First if anything like this is on the right track it further dooms the kind of big data investigations that I discussed here. What’s relevant is potentially unbounded. There’s no algorithm to determine it. To use Knight-Keynes lingo (see note 3), much of inquiry is uncertain rather than risky. If so, it’s not the kind of problem that big data statistical analysis will substantially crack precisely because inquiry is uncertain, not merely risky.[6]

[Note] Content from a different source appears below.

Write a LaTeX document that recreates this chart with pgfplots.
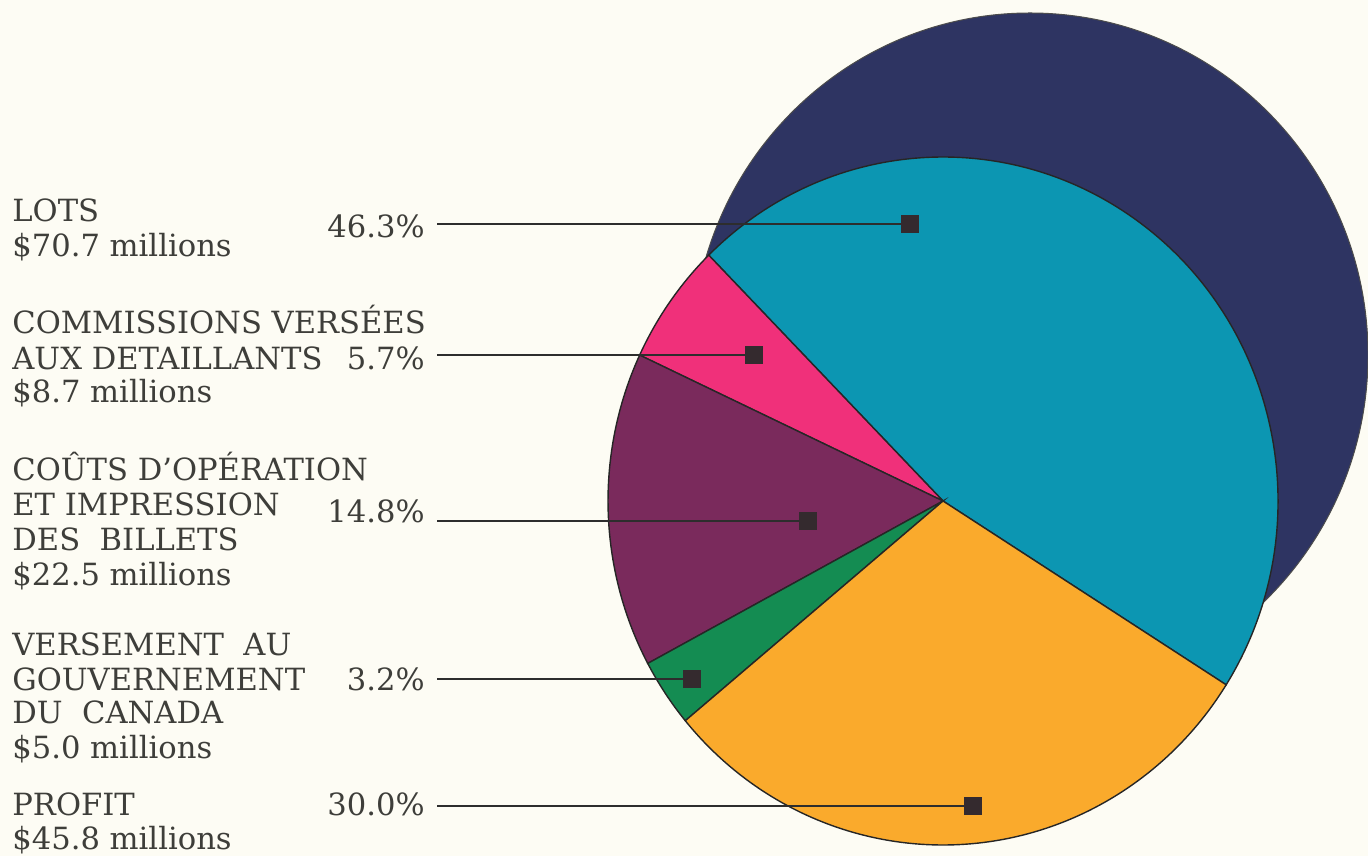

Second, statistical language learning methods will be relevant in exactly those domains where the mind provides a lot of structure to the hypothesis space.  Absent this kind of UG-like structuring, sophisticated methods will likely fail. Word learning is an unstructured domain. Saussurian arbitrariness (the relation between a concept and the sound that tags it being arbitrary) implies that there isn’t much structure to word the learning context and, as MSTG show, in this domain, statistical learning methods are worse than useless, they are wrong. So, if you like statistical language learning and hope to apply it fruitfully you’d better hope that UG is pretty rich.

Third, there are two reasons for doubting that MSTG’s point will be quickly accepted. First, though simple, Baye’s Law looks a lot more impressive than ‘guess and stick’ or ‘first is best.’  There is a law of academia that requires that complicated trump simple. Simple may be elegant, but complexity, because it is obviously hard and shows off mental muscles (or at least appears to), enhances reputations and can be used to order status hierarchies. Why use simple rules when complex ones are available? Second, truisms are hard to resist because they do seem so true. As such the Stats Truism will not soon be dislodged. However, MSTG’s argument should at least open up our minds enough to consider the possibility that it may be more truthy than true.



[1] I believe that this is currently the dominant view in parsing (but remember I am no expert here). Earlier theories (see here) did not assume that multiple hypotheses were carried forward in time but that once decisions were made about the structure, alternatives were dropped. This was used to account for garden path phenomena and was motivated theoretically by the parsing efficiency of deterministic left corner parsers. 
[2] MSTG have an interesting discussion of how kids recover from a wrong guess (of which there are no doubt many). In effect, they “forget” what they guessed before.  Wrong guesses are easier to forget, correct ones stick in memory longer.  Forgetting allows this “first-is-best” process to reengage and allows the kid to guess again.
[3] Remember Cartwright’s observation (here for discussion) that Hume’s dictum is hard to replicate in the world outside the lab? Here’s a simple example of what she means.
[4] Sophisticated methods triumph when uncertainty can be reduced to risk. We tend to assume that these two concepts are the same. However, two very smart people argued otherwise: Frank Knight and J.M. Keynes argued for the importance of the distinction and urged that we not assimilate the two. The crux of the difference is that whereas risk is calculable, uncertainty is not. Statistical methods are appropriate in evaluating risk but not in taming uncertainty.
[5] Gigerenzer and Haldane also try to identify the circumstances under which more sophisticated procedures come into their own and best the simple rules of thumb.
[6] A point also made by Popper here. We cannot estimate what we don’t know. There are, in the immortal words of D. Rumsfeld “unknown unknowns.”